Era 18 de septiembre de 2021. Nunca olvidaré ese día. A la tarde después del paseo volvimos a casa, hice pis, y a la vez del pis salió muchísima sangre. En ese momento me temí lo peor. Fuimos al hospital y con el p… COVID no dejaron entrar a mi marido conmigo. Allí me hicieron preguntas y me realizaron una eco. Tras mirar y mirar mientras yo lloraba a mares me dijeron:
– No te tengo buenas noticias.
Hay sentí que mi mundo desaparecía. Que no podía ser, que era una pesadilla, y encima sola, abierta de piernas sin ningún apoyo y o empatía.
Allí mientras en mi cabeza solo escuchaba Skye (así lo bautizó mi hija de 3 años cuando le dijimos que tendría un hermanit@) ha muerto. No vas a conocerle. Los ginecólogos me «explicaban» el protocolo rutinario que se sigue en estos casos. Totalmente frio e impersonal. Recuerdo como les preguntaba una y otra vez si podía haberlo evitado, si hice algo mal. Porque me había pasado a mí. Y fue en ese momento cuando me dijeron que un 25% de los embarazos no terminaban con final feliz. Quise llevar un manejo expectante en el cual me sentí muy sola y juzgada por parte del personal sanitario.

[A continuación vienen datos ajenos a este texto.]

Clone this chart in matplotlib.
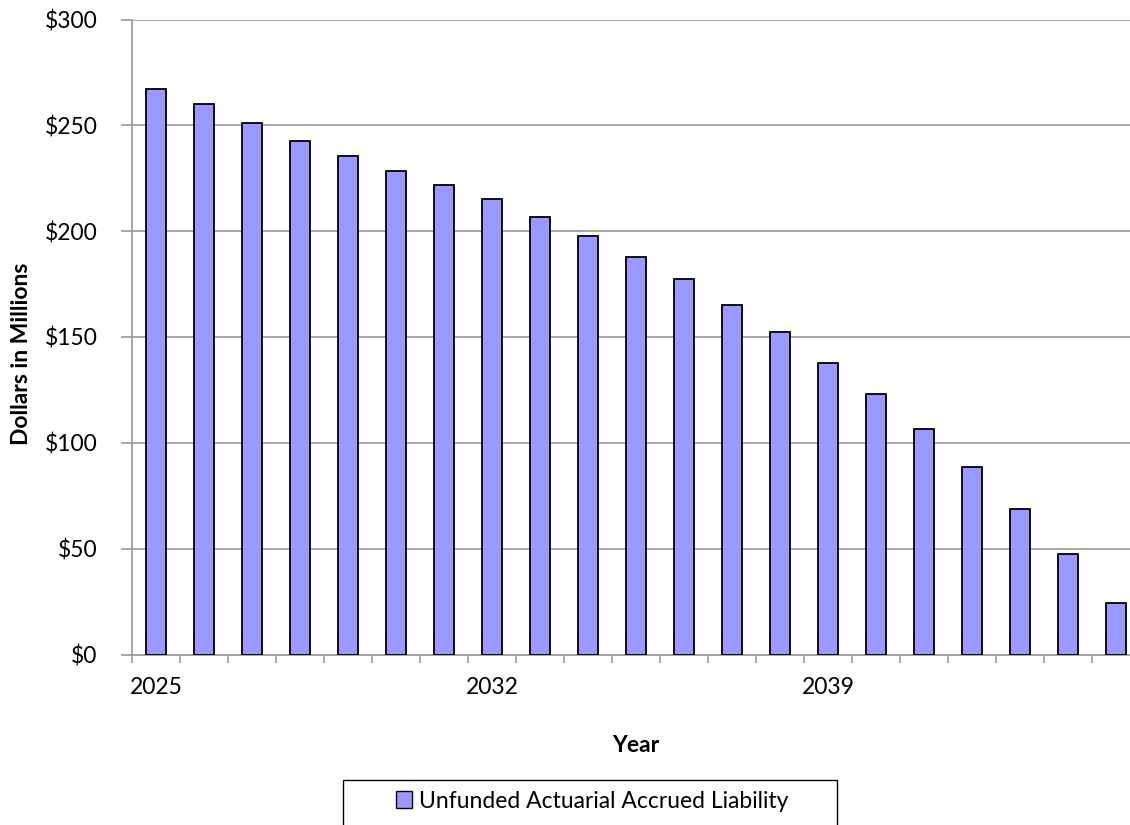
import matplotlib
matplotlib.use("Agg")
import matplotlib.pyplot as plt
from matplotlib.ticker import FixedLocator, FuncFormatter
from matplotlib.patches import Rectangle, Patch

years = list(range(2025, 2046))
liability = [267.1, 260.2, 251.3, 242.7, 235.4, 228.6, 221.8, 215.0, 206.8, 197.7,
             187.8, 177.3, 165.3, 152.3, 137.9, 122.9, 106.5, 88.5, 68.6, 47.5, 24.2]
labeled_years = [2025, 2032, 2039]
series_name = "Unfunded Actuarial Accrued Liability"

plt.rcParams['font.family'] = ['Lato', 'DejaVu Sans']

W, H = 1130, 825
fig = plt.figure(figsize=(W / 100, H / 100), dpi=100)
left, right = 132 / W, 1140 / W
bottom, top = 1 - 654.5 / H, 1 - 19.5 / H
ax = fig.add_axes([left, bottom, right - left, top - bottom])

x = list(range(len(years)))
bar_color = '#9999FF'
bars = ax.bar(x, liability, width=0.4, color=bar_color, edgecolor='black',
              linewidth=1.3, label=series_name, zorder=3)

ax.set_xlim(-0.5, len(years) - 0.5)
ax.set_ylim(0, 300)
ax.set_yticks(range(0, 301, 50))
ax.yaxis.set_major_formatter(FuncFormatter(lambda v, p: f"${int(v)}"))
ax.yaxis.grid(True, color='#A0A0A0', linewidth=1.3, zorder=0)
ax.set_axisbelow(True)

major_pos = [years.index(y) for y in labeled_years]
ax.xaxis.set_major_locator(FixedLocator(major_pos))
ax.set_xticklabels([str(y) for y in labeled_years])
ax.xaxis.set_minor_locator(FixedLocator([i - 0.5 for i in range(len(years) + 1)]))
ax.tick_params(axis='x', which='major', length=0, pad=16, labelsize=16.5)
ax.tick_params(axis='x', which='minor', length=6, width=1.3, color='#A0A0A0')
ax.tick_params(axis='y', which='major', length=8, width=1.3, color='#A0A0A0',
               labelsize=16.5, pad=17)

for s in ['top', 'right']:
    ax.spines[s].set_visible(False)
for s in ['left', 'bottom']:
    ax.spines[s].set_color('#A0A0A0')
    ax.spines[s].set_linewidth(1.3)

fig.text(636 / W, 1 - 745 / H, 'Year', fontsize=16.5, fontweight='bold',
         ha='center', va='center')
fig.text(22 / W, 1 - 354 / H, 'Dollars in Millions', rotation=90, fontsize=16.5,
         fontweight='bold', ha='center', va='center')

# legend box (clipped by the figure's bottom edge as in the reference)
box_top_px, box_left_px, box_right_px = 780, 343, 837
fig.patches.append(Rectangle((box_left_px / W, -10 / H),
                             (box_right_px - box_left_px) / W,
                             (H - box_top_px + 10) / H,
                             transform=fig.transFigure, facecolor='white',
                             edgecolor='black', linewidth=1.0))
leg = fig.legend(handles=[Patch(facecolor=bar_color, edgecolor='black', linewidth=1.0)],
                 labels=[series_name], loc='center',
                 bbox_to_anchor=(592 / W, 1 - 801 / H), fontsize=16.5,
                 frameon=False, handlelength=0.7, handleheight=0.7,
                 handletextpad=0.3, borderpad=0, borderaxespad=0)

fig.savefig('out.png', dpi=100)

He de decir que para explicarme el protocolo en caso de aborto espontáneo sí que dejaron entrar a mi marido aun siendo la misma consulta. Cosa que sigo sin entender.
Pero lo realmente duro venía ahora. Escuchar de personas que me «querían» frases como:
– Eres joven. Tienes tiempo… yo tengo una amiga que al mes del legrado se quedó de nuevo.
– Piensa que mejor ahora que no más adelante que aún no le conocías (como si por no haber nacido yo no querría a mi bebé y tendría ilusiones)
– Al menos ha sido este y no tu hija de 3 años.
Verdaderas atrocidades en el momento más duro de mi vida.
Tristemente no estamos solas pero es un golpe durísimo del que cuesta recomponerse. A mí lo que más me ha ayudado ha sido el grupo de madres en la misma situación que yo donde no me he sentido juzgada y he podido expresar mis sentimientos sabiendo que sus palabras no me harán daño, y la terapia.